Johnson Professor of Operations Management Wins Award for PhD Dissertation

Council of Supply Chain Management Professionals honors William Schmidt with Doctoral Dissertation Award

Johnson Professor of Operations Management Wins Award for PhD Dissertation

William Schmidt, assistant professor of operations management at Samuel Curtis Johnson Graduate School of Management at Cornell University, was recently recognized for his doctoral dissertation, “Supply Chain Disruptions and the Role of Information Asymmetry.” Conferred by the Council of Supply Chain Management Professionals (CSCMP), the Doctoral Dissertation Award (DDA) goes to recent doctoral graduates who demonstrate significant originality and technical competence in any supply chain function. Schmidt received his doctorate in business administration in 2013.

Schmidt’s research examines the role of information asymmetry between a firm and its investors during extreme risk situations (hurricanes, earthquakes) and conventional risk situations (sourcing problems, transportation breakdowns), and the market reaction to such disruptions. His research shows that reducing information asymmetry between firms and investors leads firms to make better operational decisions and ameliorates the market reaction when operational disruptions occur. Schmidt’s dissertation provides insights for measuring and mitigating these risks in operations.  

“A lot of operational models do not account for the possibility that there is information asymmetry between the firm and its investors,” Schmidt said. His research suggests that such information asymmetries can have a dramatic impact on both the firm’s operational decisions and the investor’s valuation of the firm. For example, a firm with uninformed investors may make operational decisions that improve its valuation in the short term, but increase the risk of a disruption in the long term. This can magnify the investor’s adverse reaction, when a disruption to the firm’s operations occurs.  

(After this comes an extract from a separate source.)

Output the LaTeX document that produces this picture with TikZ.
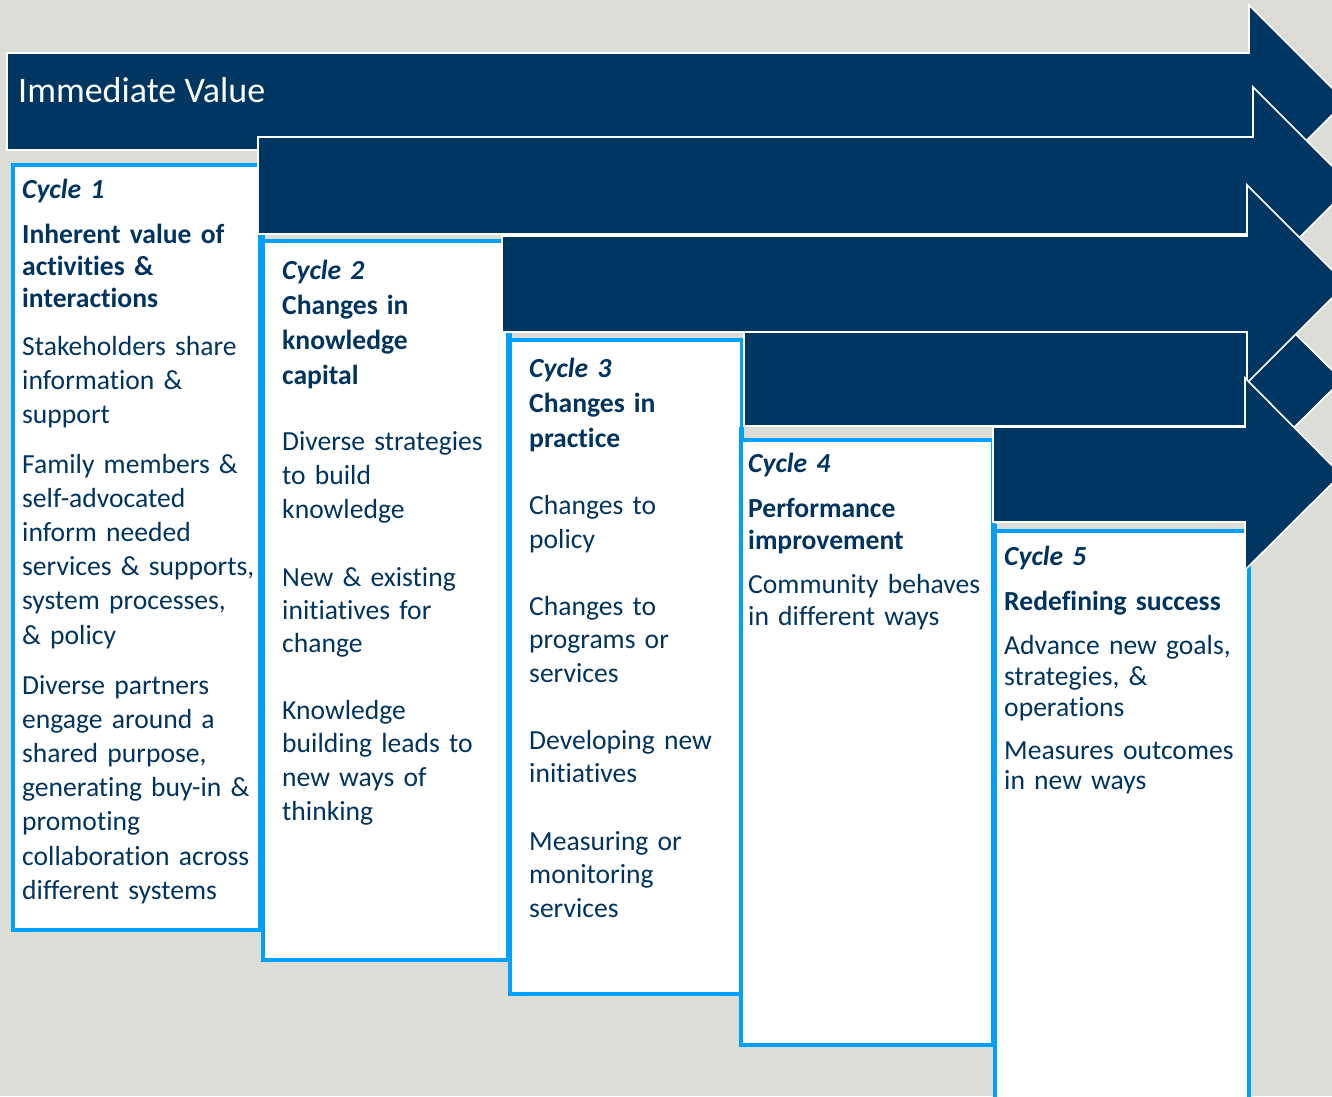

It is worthwhile to understand what types of disruptions are the most damaging to firm value and the circumstances that can aggravate or ameliorate such value destruction. As Schmidt’s research makes clear, “countermeasures to mitigate the risk of disruptions have a cost, and insights into the type of disruptions that represent the greatest risk to company value will help managers assess whether the company is investing appropriately to mitigate the most material risks.”

Reducing information asymmetry is one important factor that can improve the quality of the firm’s operational decisions and alleviate the market’s response to future disruptions. Information asymmetry occurs when the firm and its managers cannot credibly reveal everything they know that can affect the firm’s performance.

“Managers in a firm may use this information irregularity to make short-term decisions that may be damaging in the long-run,” Schmidt said. “Reducing information asymmetry between the firm and its investors can mitigate adverse incentives that may otherwise lead the firm to make suboptimal operational decisions.”